**Entries**
──────
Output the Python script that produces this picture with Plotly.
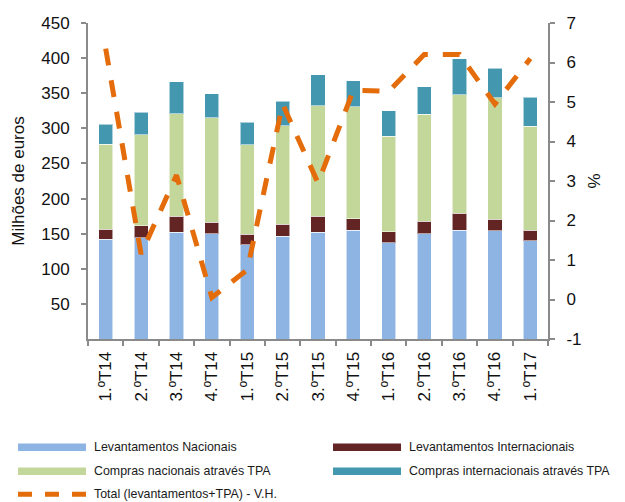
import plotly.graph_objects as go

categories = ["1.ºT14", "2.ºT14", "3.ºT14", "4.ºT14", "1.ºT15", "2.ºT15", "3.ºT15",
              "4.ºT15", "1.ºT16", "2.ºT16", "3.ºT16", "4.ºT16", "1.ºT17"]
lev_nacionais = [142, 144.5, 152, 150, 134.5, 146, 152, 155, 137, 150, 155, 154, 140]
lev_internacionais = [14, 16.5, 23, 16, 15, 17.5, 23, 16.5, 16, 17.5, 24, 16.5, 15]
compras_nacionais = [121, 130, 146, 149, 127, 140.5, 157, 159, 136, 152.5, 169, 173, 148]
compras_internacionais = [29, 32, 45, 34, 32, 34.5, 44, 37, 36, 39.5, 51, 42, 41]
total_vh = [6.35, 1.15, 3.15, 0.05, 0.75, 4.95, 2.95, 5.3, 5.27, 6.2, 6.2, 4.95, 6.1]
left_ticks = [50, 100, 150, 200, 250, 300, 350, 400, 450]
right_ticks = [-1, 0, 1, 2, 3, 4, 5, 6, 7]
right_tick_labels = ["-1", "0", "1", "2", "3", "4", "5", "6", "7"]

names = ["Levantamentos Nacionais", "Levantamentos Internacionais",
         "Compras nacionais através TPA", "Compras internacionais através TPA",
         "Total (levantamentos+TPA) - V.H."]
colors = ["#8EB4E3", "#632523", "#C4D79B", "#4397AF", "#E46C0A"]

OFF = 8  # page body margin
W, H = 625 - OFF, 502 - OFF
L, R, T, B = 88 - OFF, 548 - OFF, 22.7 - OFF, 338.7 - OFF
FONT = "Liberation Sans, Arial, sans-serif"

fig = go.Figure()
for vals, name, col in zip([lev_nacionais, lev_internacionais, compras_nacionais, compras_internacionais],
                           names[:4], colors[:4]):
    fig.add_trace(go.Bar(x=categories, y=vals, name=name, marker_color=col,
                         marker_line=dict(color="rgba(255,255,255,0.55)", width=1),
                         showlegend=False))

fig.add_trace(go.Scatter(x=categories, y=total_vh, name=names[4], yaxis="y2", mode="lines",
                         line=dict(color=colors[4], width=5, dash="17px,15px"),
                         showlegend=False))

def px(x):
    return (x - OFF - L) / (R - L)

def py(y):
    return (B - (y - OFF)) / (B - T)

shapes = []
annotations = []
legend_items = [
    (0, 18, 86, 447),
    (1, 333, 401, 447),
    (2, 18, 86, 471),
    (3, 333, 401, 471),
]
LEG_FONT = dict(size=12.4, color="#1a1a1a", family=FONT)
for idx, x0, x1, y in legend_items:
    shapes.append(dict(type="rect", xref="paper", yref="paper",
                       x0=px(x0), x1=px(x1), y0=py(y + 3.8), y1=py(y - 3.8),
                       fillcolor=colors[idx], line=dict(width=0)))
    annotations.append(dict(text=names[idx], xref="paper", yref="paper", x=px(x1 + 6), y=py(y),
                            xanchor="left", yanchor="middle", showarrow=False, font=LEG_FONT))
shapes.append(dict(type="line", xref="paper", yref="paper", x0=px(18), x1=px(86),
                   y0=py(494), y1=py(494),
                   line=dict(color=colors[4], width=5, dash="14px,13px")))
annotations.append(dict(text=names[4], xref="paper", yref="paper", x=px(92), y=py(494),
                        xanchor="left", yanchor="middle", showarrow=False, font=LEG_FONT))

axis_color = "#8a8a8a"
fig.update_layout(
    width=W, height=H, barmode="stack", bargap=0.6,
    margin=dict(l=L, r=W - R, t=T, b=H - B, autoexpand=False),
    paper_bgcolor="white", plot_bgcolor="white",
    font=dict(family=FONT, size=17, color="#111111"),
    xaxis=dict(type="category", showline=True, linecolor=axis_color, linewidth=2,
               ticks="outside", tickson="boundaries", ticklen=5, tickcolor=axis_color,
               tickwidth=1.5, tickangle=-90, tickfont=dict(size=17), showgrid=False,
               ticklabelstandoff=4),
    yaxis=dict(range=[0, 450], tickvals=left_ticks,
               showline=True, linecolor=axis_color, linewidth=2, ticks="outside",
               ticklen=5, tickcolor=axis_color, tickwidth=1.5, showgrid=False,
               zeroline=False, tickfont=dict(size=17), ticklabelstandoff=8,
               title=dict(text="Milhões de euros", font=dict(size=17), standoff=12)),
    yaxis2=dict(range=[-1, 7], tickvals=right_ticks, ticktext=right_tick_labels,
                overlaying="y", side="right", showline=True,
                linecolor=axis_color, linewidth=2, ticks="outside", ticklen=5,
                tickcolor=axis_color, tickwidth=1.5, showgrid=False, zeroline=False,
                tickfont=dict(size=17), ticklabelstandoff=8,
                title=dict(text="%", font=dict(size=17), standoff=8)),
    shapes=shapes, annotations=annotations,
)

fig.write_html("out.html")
──────
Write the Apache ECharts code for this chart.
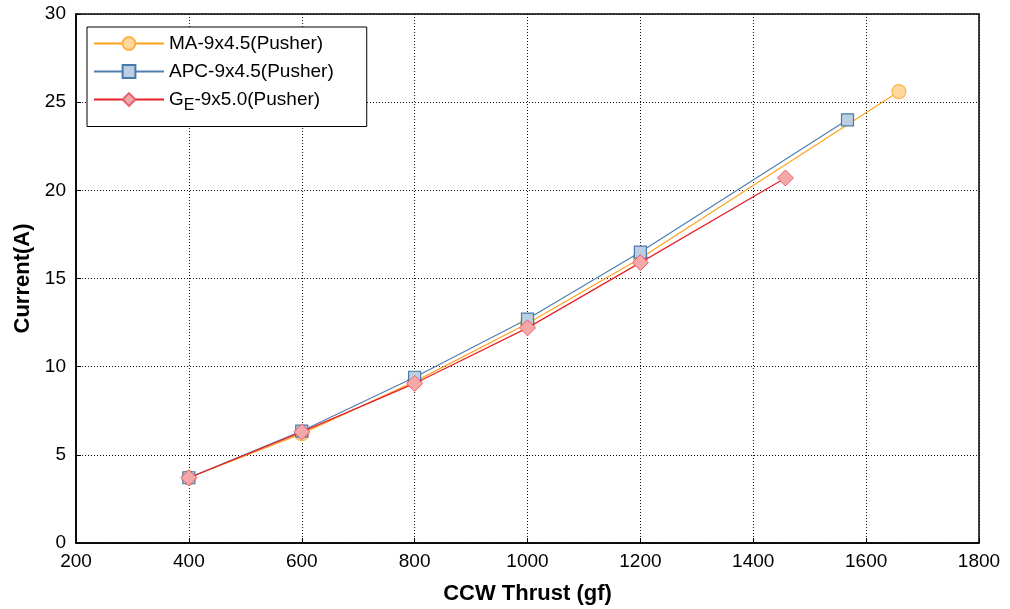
──────
**Directions**
Repeat exactly the part that opens with the line containing "Output the Python" and closes with the line containing "import plotly.graph_objects as go". Include both end lines, and drop the pictures.

**Exercise output**
Output the Python script that produces this picture with Plotly.
import plotly.graph_objects as go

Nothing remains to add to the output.